[BEGIN DATASET CONTENT]
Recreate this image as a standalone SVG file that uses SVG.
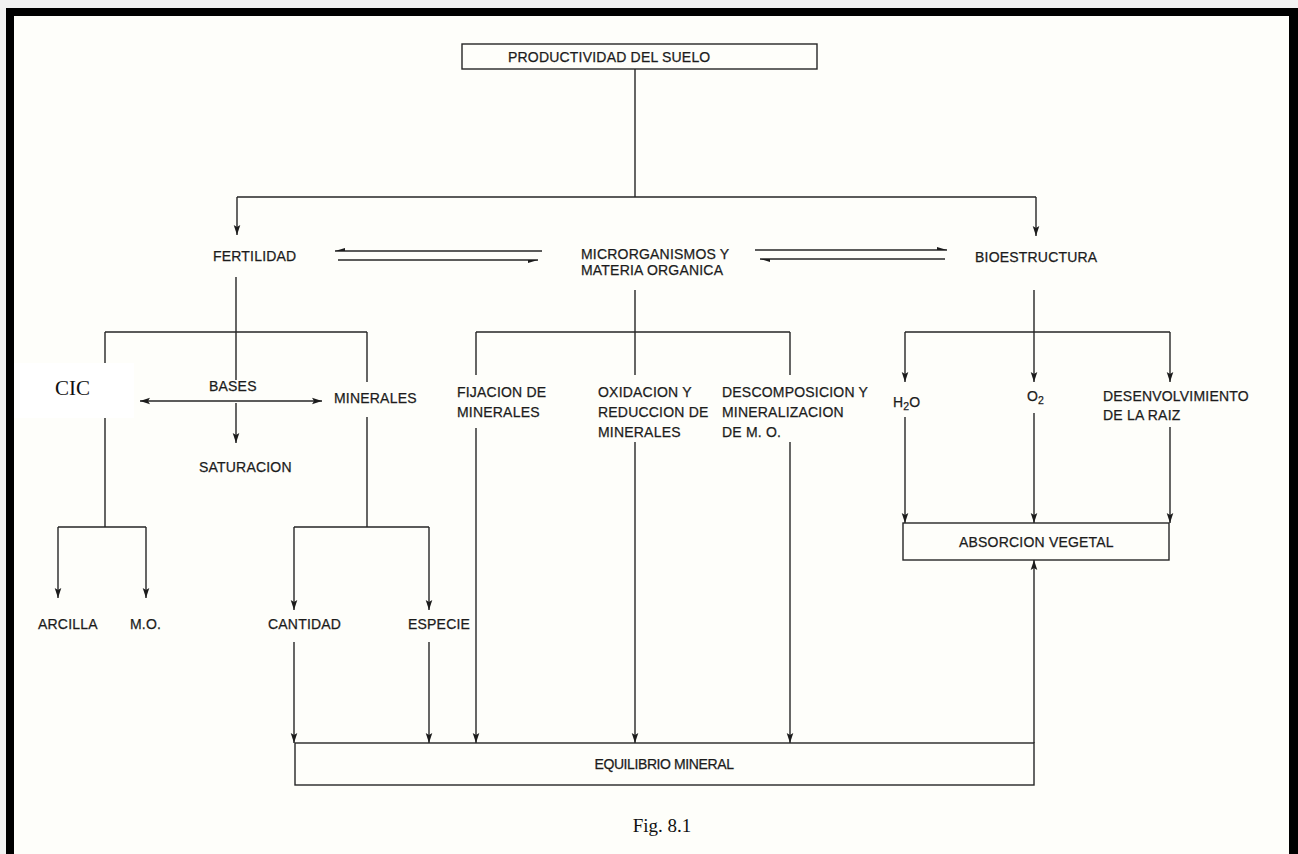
[END DATASET CONTENT]
[BEGIN DATASET CONTENT]
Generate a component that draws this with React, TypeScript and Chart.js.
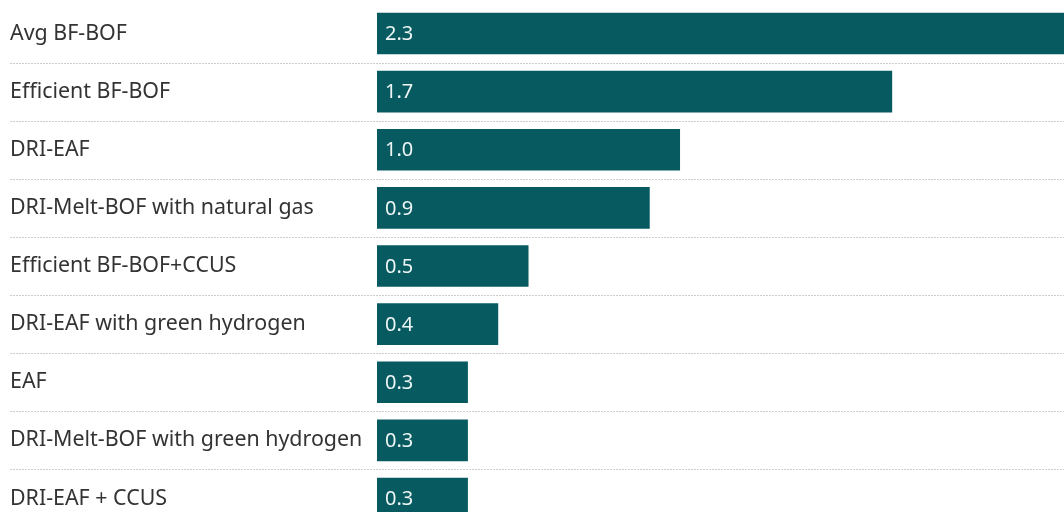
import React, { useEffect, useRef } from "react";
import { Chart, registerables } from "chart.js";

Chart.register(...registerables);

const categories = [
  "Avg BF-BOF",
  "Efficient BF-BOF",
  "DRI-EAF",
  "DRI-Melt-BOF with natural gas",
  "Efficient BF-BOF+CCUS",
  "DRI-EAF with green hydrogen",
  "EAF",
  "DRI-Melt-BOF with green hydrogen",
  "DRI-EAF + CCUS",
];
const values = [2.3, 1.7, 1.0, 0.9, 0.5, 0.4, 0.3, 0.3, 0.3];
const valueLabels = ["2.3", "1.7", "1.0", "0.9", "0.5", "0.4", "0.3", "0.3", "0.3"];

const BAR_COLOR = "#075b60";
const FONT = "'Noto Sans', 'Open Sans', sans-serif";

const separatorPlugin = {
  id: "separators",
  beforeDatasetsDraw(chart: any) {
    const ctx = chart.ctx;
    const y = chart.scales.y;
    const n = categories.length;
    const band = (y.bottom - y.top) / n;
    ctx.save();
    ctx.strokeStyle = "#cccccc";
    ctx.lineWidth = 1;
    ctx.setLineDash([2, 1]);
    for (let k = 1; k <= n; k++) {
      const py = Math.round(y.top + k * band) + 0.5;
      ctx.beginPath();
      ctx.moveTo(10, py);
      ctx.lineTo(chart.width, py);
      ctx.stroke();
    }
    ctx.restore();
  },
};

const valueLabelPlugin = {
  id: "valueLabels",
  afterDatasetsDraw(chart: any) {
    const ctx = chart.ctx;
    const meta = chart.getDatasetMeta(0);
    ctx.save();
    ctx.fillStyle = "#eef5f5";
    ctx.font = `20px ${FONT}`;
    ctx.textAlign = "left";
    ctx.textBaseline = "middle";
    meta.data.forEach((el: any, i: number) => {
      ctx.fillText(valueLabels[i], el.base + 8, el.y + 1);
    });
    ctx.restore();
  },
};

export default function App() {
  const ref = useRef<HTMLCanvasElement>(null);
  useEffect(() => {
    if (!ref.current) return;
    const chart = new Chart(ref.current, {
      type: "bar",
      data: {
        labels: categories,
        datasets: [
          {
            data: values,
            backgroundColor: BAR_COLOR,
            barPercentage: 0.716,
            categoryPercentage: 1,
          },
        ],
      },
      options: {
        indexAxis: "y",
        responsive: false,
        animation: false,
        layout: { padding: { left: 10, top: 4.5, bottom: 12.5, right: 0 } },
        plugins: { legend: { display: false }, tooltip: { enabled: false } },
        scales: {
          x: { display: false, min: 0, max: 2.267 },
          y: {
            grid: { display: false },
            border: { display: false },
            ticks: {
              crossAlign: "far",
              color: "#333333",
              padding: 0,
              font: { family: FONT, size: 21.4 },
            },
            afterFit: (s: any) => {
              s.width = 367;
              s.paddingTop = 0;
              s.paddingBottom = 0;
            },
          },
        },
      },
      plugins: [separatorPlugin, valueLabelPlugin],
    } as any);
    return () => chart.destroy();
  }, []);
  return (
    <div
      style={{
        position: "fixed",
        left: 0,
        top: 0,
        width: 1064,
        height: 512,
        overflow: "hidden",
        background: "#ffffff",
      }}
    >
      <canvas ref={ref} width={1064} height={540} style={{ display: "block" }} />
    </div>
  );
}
[END DATASET CONTENT]
> WRITTEN TASK:
Identify and list each line with the word "that".

> SOLUTION TO THE PROBLEM:
Recreate this image as a standalone SVG file that uses SVG.
Generate a component that draws this with React, TypeScript and Chart.js.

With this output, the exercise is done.